### Stated problem
Restate the whole of the material. Keep every word, and drop the pictures.

### Data extract
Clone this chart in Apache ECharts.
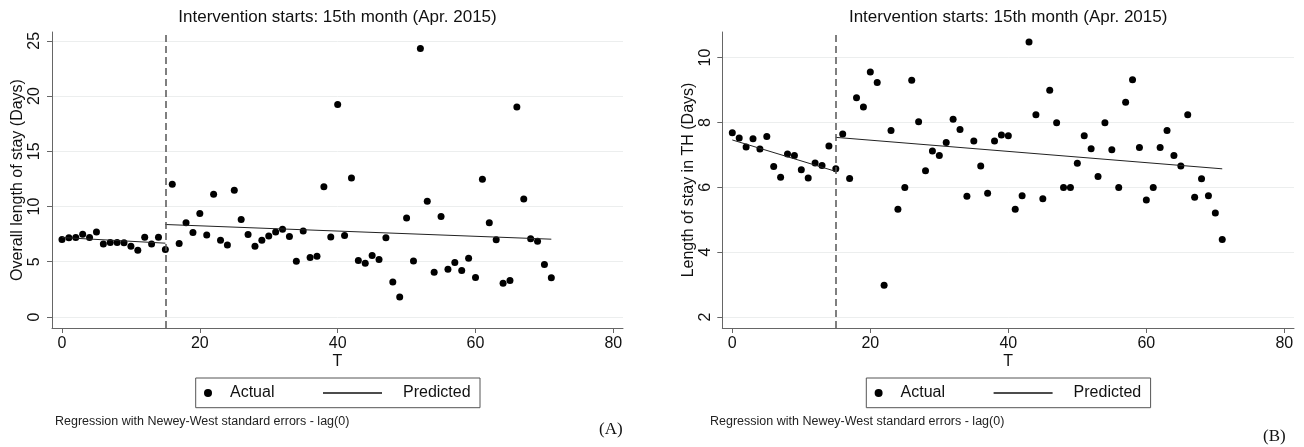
<!DOCTYPE html>
<html>
<head>
<meta charset="utf-8">
<script src="https://cdn.jsdelivr.net/npm/echarts@6/dist/echarts.min.js"></script>
<style>
html,body{margin:0;padding:0;background:#fff;}
#chart{width:1304px;height:447px;}
</style>
</head>
<body>
<div id="chart"></div>
<script>
// ---- data ----
const T = [0,1,2,3,4,5,6,7,8,9,10,11,12,13,14,15,16,17,18,19,20,21,22,23,24,25,26,27,28,29,30,31,32,33,34,35,36,37,38,39,40,41,42,43,44,45,46,47,48,49,50,51,52,53,54,55,56,57,58,59,60,61,62,63,64,65,66,67,68,69,70,71];
const overallLOS = [7.01,7.16,7.19,7.49,7.19,7.70,6.61,6.74,6.74,6.71,
  6.40,6.04,7.22,6.61,7.22,6.10,12.02,6.64,8.52,7.64,
  9.36,7.43,11.11,6.95,6.52,11.47,8.82,7.46,6.40,6.95,
  7.34,7.70,7.94,7.28,5.05,7.79,5.38,5.50,11.78,7.25,
  19.24,7.37,12.59,5.11,4.86,5.56,5.20,7.16,3.17,1.81,
  8.97,5.07,24.31,10.48,4.05,9.09,4.32,4.93,4.20,5.32,
  3.57,12.47,8.52,6.98,3.05,3.30,19.00,10.69,7.07,6.86,
  4.74,3.54];
const thLOS = [7.68,7.52,7.24,7.50,7.18,7.57,6.64,6.31,7.03,6.98,
  6.54,6.29,6.75,6.67,7.27,6.57,7.64,6.27,8.76,8.48,
  9.56,9.23,2.98,7.75,5.32,5.99,9.30,8.02,6.51,7.12,
  6.98,7.38,8.10,7.78,5.72,7.43,6.66,5.82,7.43,7.61,
  7.59,5.32,5.74,10.48,8.24,5.65,8.99,7.99,5.99,5.99,
  6.74,7.59,7.19,6.33,7.99,7.16,5.99,8.62,9.32,7.23,
  5.61,5.99,7.23,7.75,6.98,6.66,8.24,5.69,6.26,5.74,
  5.21,4.39];
const predPreT = [0, 15];
const predPostT = [15, 71];
const predOverallPre = [7.19, 6.68];
const predOverallPost = [8.37, 7.04];
const predTHPre = [7.46, 6.49];
const predTHPost = [7.54, 6.57];
const interventionT = 15;
const xTicks = [0, 20, 40, 60, 80];
const yTicksA = [0, 5, 10, 15, 20, 25];
const yTicksB = [2, 4, 6, 8, 10];
const titleText = 'Intervention starts: 15th month (Apr. 2015)';
const yNameA = 'Overall length of stay (Days)';
const yNameB = 'Length of stay in TH (Days)';
const noteText = 'Regression with Newey-West standard errors - lag(0)';

// ---- helpers ----
const FONT = 'Liberation Sans, Arial, Helvetica, sans-serif';
const zip = (xs, ys) => xs.map((x, i) => [x, ys[i]]);

const panels = [
  {grid: {left: 52, top: 32, width: 571, height: 296}, yMin: -1.0, yMax: 25.8, yTicks: yTicksA, yName: yNameA, yNameGap: 26.5,
   actual: overallLOS, pre: predOverallPre, post: predOverallPost, dx: 0, noteX: 55, tag: '(A)', tagX: 599, tagY: 430},
  {grid: {left: 722.3, top: 32, width: 571.7, height: 296}, yMin: 1.66, yMax: 10.79, yTicks: yTicksB, yName: yNameB, yNameGap: 25,
   actual: thLOS, pre: predTHPre, post: predTHPost, dx: 670.6, noteX: 710, tag: '(B)', tagX: 1263, tagY: 437}
];

const option = {
  animation: false,
  backgroundColor: '#ffffff',
  textStyle: {fontFamily: FONT},
  title: [], grid: [], xAxis: [], yAxis: [], series: [], legend: [], graphic: []
};

panels.forEach((p, k) => {
  const cx = p.grid.left + p.grid.width / 2;
  option.title.push({
    text: titleText, left: cx, top: 9, textAlign: 'center', padding: 0,
    textStyle: {fontFamily: FONT, fontSize: 17, fontWeight: 'normal', color: '#111'}
  });
  option.grid.push(Object.assign({containLabel: false}, p.grid));
  option.xAxis.push({
    type: 'value', gridIndex: k, min: -1.45, max: 81.4,
    name: 'T', nameLocation: 'middle', nameGap: 26, nameMoveOverlap: false,
    nameTextStyle: {fontFamily: FONT, fontSize: 16, color: '#111'},
    axisLine: {show: true, onZero: false, lineStyle: {color: '#666', width: 1}},
    axisTick: {show: true, length: 5, customValues: xTicks, lineStyle: {color: '#666'}},
    axisLabel: {customValues: xTicks, fontFamily: FONT, fontSize: 16, color: '#111', margin: 8},
    splitLine: {show: false}
  });
  option.yAxis.push({
    type: 'value', gridIndex: k, min: p.yMin, max: p.yMax,
    name: p.yName, nameLocation: 'middle', nameGap: p.yNameGap, nameRotate: 90,
    nameTextStyle: {fontFamily: FONT, fontSize: 16, color: '#111'},
    axisLine: {show: true, onZero: false, lineStyle: {color: '#666', width: 1}},
    axisTick: {show: true, length: 5, customValues: p.yTicks, lineStyle: {color: '#666'}},
    axisLabel: {customValues: p.yTicks, rotate: 90, fontFamily: FONT, fontSize: 16, color: '#111', margin: 9},
    splitLine: {show: true, lineStyle: {color: '#eceeee', width: 1}}
  });
  option.series.push({
    type: 'scatter', name: 'Actual', xAxisIndex: k, yAxisIndex: k,
    symbol: 'circle', symbolSize: 7, itemStyle: {color: '#000', opacity: 1},
    data: zip(T, p.actual),
    markLine: {
      silent: true, symbol: ['none', 'none'], label: {show: false},
      lineStyle: {type: [7, 4], color: '#555', width: 1.5},
      data: [{xAxis: interventionT}]
    }
  });
  option.series.push({
    type: 'line', name: 'Predicted', xAxisIndex: k, yAxisIndex: k,
    symbol: 'none', lineStyle: {color: '#222', width: 1}, itemStyle: {color: '#222'},
    data: zip(predPreT, p.pre)
  });
  option.series.push({
    type: 'line', name: 'Predicted', xAxisIndex: k, yAxisIndex: k,
    symbol: 'none', lineStyle: {color: '#222', width: 1}, itemStyle: {color: '#222'},
    data: zip(predPostT, p.post)
  });
  // legend (boxed)
  option.legend.push({
    data: [{name: 'Actual', icon: 'circle'}], left: 204 + p.dx, top: 384, padding: 0,
    itemWidth: 34, itemHeight: 8, symbolKeepAspect: true,
    itemStyle: {opacity: 1},
    textStyle: {fontFamily: FONT, fontSize: 16, color: '#111', lineHeight: 18}
  });
  option.legend.push({
    data: [{name: 'Predicted', icon: 'rect'}], left: 323 + p.dx, top: 384, padding: 0,
    itemWidth: 59, itemHeight: 1.5,
    itemStyle: {color: '#111', opacity: 1},
    textStyle: {fontFamily: FONT, fontSize: 16, color: '#111', lineHeight: 18, padding: [0, 0, 0, 16]}
  });
  option.graphic.push({
    type: 'rect', silent: true,
    shape: {x: 195.7 + p.dx, y: 378, width: 284.3, height: 29.7},
    style: {fill: 'none', stroke: '#555', lineWidth: 1}
  });
  option.graphic.push({
    type: 'text', silent: true, x: p.noteX, y: 421.7,
    style: {text: noteText, font: '12.5px ' + FONT, fill: '#222', textVerticalAlign: 'middle'}
  });
  option.graphic.push({
    type: 'text', silent: true, x: p.tagX, y: p.tagY,
    style: {text: p.tag, font: '17px "Liberation Serif", "Times New Roman", serif', fill: '#111', textVerticalAlign: 'middle'}
  });
});

const chart = echarts.init(document.getElementById('chart'), null, {renderer: 'canvas'});
chart.setOption(option);
</script>
</body>
</html>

### Exercise answer
Clone this chart in Apache ECharts.
<!DOCTYPE html>
<html>
<head>
<meta charset="utf-8">
<script src="https://cdn.jsdelivr.net/npm/echarts@6/dist/echarts.min.js"></script>
<style>
html,body{margin:0;padding:0;background:#fff;}
#chart{width:1304px;height:447px;}
</style>
</head>
<body>
<div id="chart"></div>
<script>
// ---- data ----
const T = [0,1,2,3,4,5,6,7,8,9,10,11,12,13,14,15,16,17,18,19,20,21,22,23,24,25,26,27,28,29,30,31,32,33,34,35,36,37,38,39,40,41,42,43,44,45,46,47,48,49,50,51,52,53,54,55,56,57,58,59,60,61,62,63,64,65,66,67,68,69,70,71];
const overallLOS = [7.01,7.16,7.19,7.49,7.19,7.70,6.61,6.74,6.74,6.71,
  6.40,6.04,7.22,6.61,7.22,6.10,12.02,6.64,8.52,7.64,
  9.36,7.43,11.11,6.95,6.52,11.47,8.82,7.46,6.40,6.95,
  7.34,7.70,7.94,7.28,5.05,7.79,5.38,5.50,11.78,7.25,
  19.24,7.37,12.59,5.11,4.86,5.56,5.20,7.16,3.17,1.81,
  8.97,5.07,24.31,10.48,4.05,9.09,4.32,4.93,4.20,5.32,
  3.57,12.47,8.52,6.98,3.05,3.30,19.00,10.69,7.07,6.86,
  4.74,3.54];
const thLOS = [7.68,7.52,7.24,7.50,7.18,7.57,6.64,6.31,7.03,6.98,
  6.54,6.29,6.75,6.67,7.27,6.57,7.64,6.27,8.76,8.48,
  9.56,9.23,2.98,7.75,5.32,5.99,9.30,8.02,6.51,7.12,
  6.98,7.38,8.10,7.78,5.72,7.43,6.66,5.82,7.43,7.61,
  7.59,5.32,5.74,10.48,8.24,5.65,8.99,7.99,5.99,5.99,
  6.74,7.59,7.19,6.33,7.99,7.16,5.99,8.62,9.32,7.23,
  5.61,5.99,7.23,7.75,6.98,6.66,8.24,5.69,6.26,5.74,
  5.21,4.39];
const predPreT = [0, 15];
const predPostT = [15, 71];
const predOverallPre = [7.19, 6.68];
const predOverallPost = [8.37, 7.04];
const predTHPre = [7.46, 6.49];
const predTHPost = [7.54, 6.57];
const interventionT = 15;
const xTicks = [0, 20, 40, 60, 80];
const yTicksA = [0, 5, 10, 15, 20, 25];
const yTicksB = [2, 4, 6, 8, 10];
const titleText = 'Intervention starts: 15th month (Apr. 2015)';
const yNameA = 'Overall length of stay (Days)';
const yNameB = 'Length of stay in TH (Days)';
const noteText = 'Regression with Newey-West standard errors - lag(0)';

// ---- helpers ----
const FONT = 'Liberation Sans, Arial, Helvetica, sans-serif';
const zip = (xs, ys) => xs.map((x, i) => [x, ys[i]]);

const panels = [
  {grid: {left: 52, top: 32, width: 571, height: 296}, yMin: -1.0, yMax: 25.8, yTicks: yTicksA, yName: yNameA, yNameGap: 26.5,
   actual: overallLOS, pre: predOverallPre, post: predOverallPost, dx: 0, noteX: 55, tag: '(A)', tagX: 599, tagY: 430},
  {grid: {left: 722.3, top: 32, width: 571.7, height: 296}, yMin: 1.66, yMax: 10.79, yTicks: yTicksB, yName: yNameB, yNameGap: 25,
   actual: thLOS, pre: predTHPre, post: predTHPost, dx: 670.6, noteX: 710, tag: '(B)', tagX: 1263, tagY: 437}
];

const option = {
  animation: false,
  backgroundColor: '#ffffff',
  textStyle: {fontFamily: FONT},
  title: [], grid: [], xAxis: [], yAxis: [], series: [], legend: [], graphic: []
};

panels.forEach((p, k) => {
  const cx = p.grid.left + p.grid.width / 2;
  option.title.push({
    text: titleText, left: cx, top: 9, textAlign: 'center', padding: 0,
    textStyle: {fontFamily: FONT, fontSize: 17, fontWeight: 'normal', color: '#111'}
  });
  option.grid.push(Object.assign({containLabel: false}, p.grid));
  option.xAxis.push({
    type: 'value', gridIndex: k, min: -1.45, max: 81.4,
    name: 'T', nameLocation: 'middle', nameGap: 26, nameMoveOverlap: false,
    nameTextStyle: {fontFamily: FONT, fontSize: 16, color: '#111'},
    axisLine: {show: true, onZero: false, lineStyle: {color: '#666', width: 1}},
    axisTick: {show: true, length: 5, customValues: xTicks, lineStyle: {color: '#666'}},
    axisLabel: {customValues: xTicks, fontFamily: FONT, fontSize: 16, color: '#111', margin: 8},
    splitLine: {show: false}
  });
  option.yAxis.push({
    type: 'value', gridIndex: k, min: p.yMin, max: p.yMax,
    name: p.yName, nameLocation: 'middle', nameGap: p.yNameGap, nameRotate: 90,
    nameTextStyle: {fontFamily: FONT, fontSize: 16, color: '#111'},
    axisLine: {show: true, onZero: false, lineStyle: {color: '#666', width: 1}},
    axisTick: {show: true, length: 5, customValues: p.yTicks, lineStyle: {color: '#666'}},
    axisLabel: {customValues: p.yTicks, rotate: 90, fontFamily: FONT, fontSize: 16, color: '#111', margin: 9},
    splitLine: {show: true, lineStyle: {color: '#eceeee', width: 1}}
  });
  option.series.push({
    type: 'scatter', name: 'Actual', xAxisIndex: k, yAxisIndex: k,
    symbol: 'circle', symbolSize: 7, itemStyle: {color: '#000', opacity: 1},
    data: zip(T, p.actual),
    markLine: {
      silent: true, symbol: ['none', 'none'], label: {show: false},
      lineStyle: {type: [7, 4], color: '#555', width: 1.5},
      data: [{xAxis: interventionT}]
    }
  });
  option.series.push({
    type: 'line', name: 'Predicted', xAxisIndex: k, yAxisIndex: k,
    symbol: 'none', lineStyle: {color: '#222', width: 1}, itemStyle: {color: '#222'},
    data: zip(predPreT, p.pre)
  });
  option.series.push({
    type: 'line', name: 'Predicted', xAxisIndex: k, yAxisIndex: k,
    symbol: 'none', lineStyle: {color: '#222', width: 1}, itemStyle: {color: '#222'},
    data: zip(predPostT, p.post)
  });
  // legend (boxed)
  option.legend.push({
    data: [{name: 'Actual', icon: 'circle'}], left: 204 + p.dx, top: 384, padding: 0,
    itemWidth: 34, itemHeight: 8, symbolKeepAspect: true,
    itemStyle: {opacity: 1},
    textStyle: {fontFamily: FONT, fontSize: 16, color: '#111', lineHeight: 18}
  });
  option.legend.push({
    data: [{name: 'Predicted', icon: 'rect'}], left: 323 + p.dx, top: 384, padding: 0,
    itemWidth: 59, itemHeight: 1.5,
    itemStyle: {color: '#111', opacity: 1},
    textStyle: {fontFamily: FONT, fontSize: 16, color: '#111', lineHeight: 18, padding: [0, 0, 0, 16]}
  });
  option.graphic.push({
    type: 'rect', silent: true,
    shape: {x: 195.7 + p.dx, y: 378, width: 284.3, height: 29.7},
    style: {fill: 'none', stroke: '#555', lineWidth: 1}
  });
  option.graphic.push({
    type: 'text', silent: true, x: p.noteX, y: 421.7,
    style: {text: noteText, font: '12.5px ' + FONT, fill: '#222', textVerticalAlign: 'middle'}
  });
  option.graphic.push({
    type: 'text', silent: true, x: p.tagX, y: p.tagY,
    style: {text: p.tag, font: '17px "Liberation Serif", "Times New Roman", serif', fill: '#111', textVerticalAlign: 'middle'}
  });
});

const chart = echarts.init(document.getElementById('chart'), null, {renderer: 'canvas'});
chart.setOption(option);
</script>
</body>
</html>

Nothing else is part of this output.